Bürokrasideki görevim sırasında TBMM’de basına açık etkinlikleri izlemekle görevlendirilmiştim.

Genel Kurul’da, Komisyonlarda, basın toplantılarında yapılan konuşmaları özetler, beni görevlendiren makama sunardım.

Bu görevim yıllar boyu sürdü.

  İtiraf ediyorum; Türkiye Büyük Millet Meclisi’ndeki hiçbir söylemde, tavırda, sataşmada böyle bir tabloya şahit olmamıştım.

İçişleri Komisyonu’ndaki toplantıları televizyondan izlerken kanım dondu.

“Şerefsiz” sözcükleri havada uçuştu.

Ana muhalefet partisinin liderine bir bakan tarafından bu sıfatla hitap edilmesini, buna karşın  Ana Muhalefet Partisi sözcülerinin aynı hakareti ilgili bakanın yüzüne karşı ifade etmeleri anlaşılır gibi değildi.

Demek oluyor ki, toplumsal barış, hoşgörü, seviyeli tartışma üslubu derin yaralar almış.

Yaralar milletin mabedi olarak görülen TBMM salonlarında kanatılır hale gelmiş.

Türk milleti, televizyon ekranlarından seyrettiği bu hareketleri sindirebilmiş midir?

Sanmıyoruz.

 Bunun cevabı, belki de ilk seçimde sandığa atılacak oylarla verilecek.

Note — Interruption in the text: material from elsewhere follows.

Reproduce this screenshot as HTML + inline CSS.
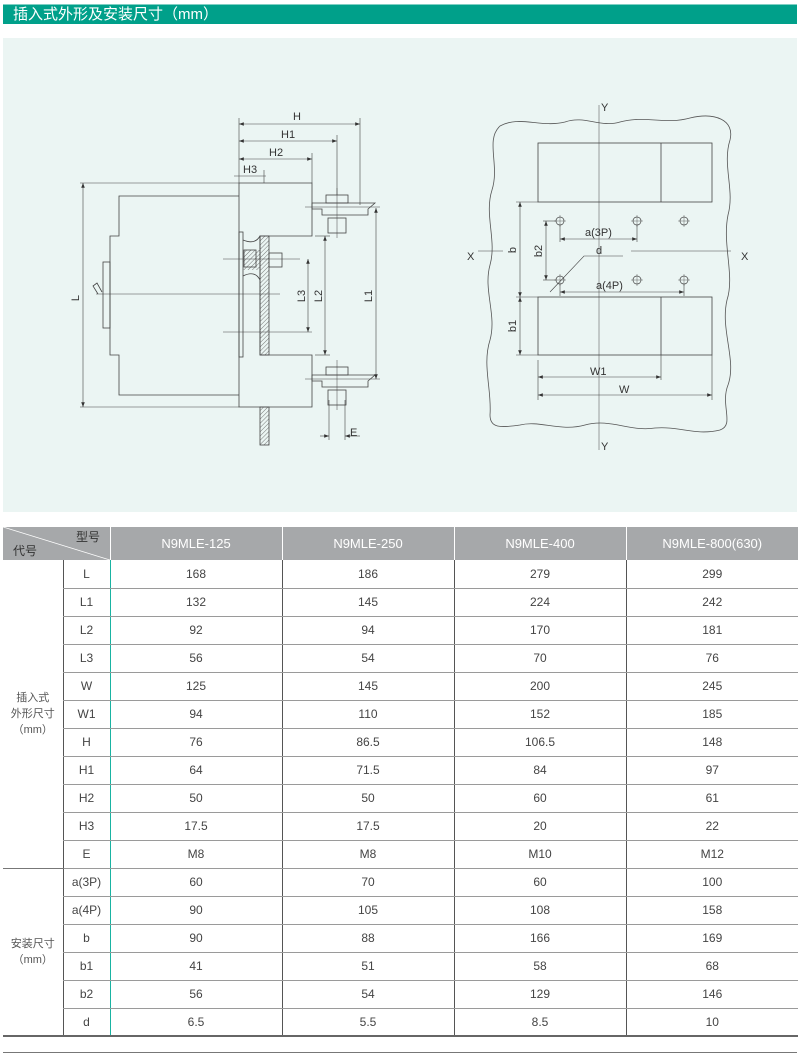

 İlgili bakan hakkında konuşulanlar hiç de iç açıcı değil.

İlgili bakanın sarf ettiği hakaret cümleleri de öyle.

Böyle nereye gidiyoruz?

Önümüzdeki yıllarda çetin hesaplaşmalara şahit olacağımızın işaretlerini alıyoruz.

Kimileri için cezalar şimdiden kesilmiş gibi.

“Güneş yüzü görmeyeceksin” sözleri buna işaret ediyor.

Ülkemiz, bu görüntüleri hiçbir şekilde hak etmiyor.

İstifa etmesi gerekenler, büyük bir pişkinlikle koltuklarında oturmaya devam ediyorlar.

  Ana Muhalefet Partisi liderinin iddiaları yenilir yutulur cinsinden iddialar değil.

Buna karşın, o partinin liderine yönelik söylem ve iddiaların kamuoyunda nasıl bir karşılık bulduğu ayrı bir merakın konusu.

Bizim kanaatimiz o ki;

  Ana muhalefet lideri Kılıçdaroğlu, dürüstlüğü hakkında hiçbir aykırı görüş bulunmayan bir kişilik.

Hakkında en küçük bir şaibe ileri sürülemiyor.

“Helâlleşme” kavramını kullanıyor.

Böylesi tartışmalardan nasıl bir helâllik çıkacağını anlamak ve kabullenmek ise zamana bağlı.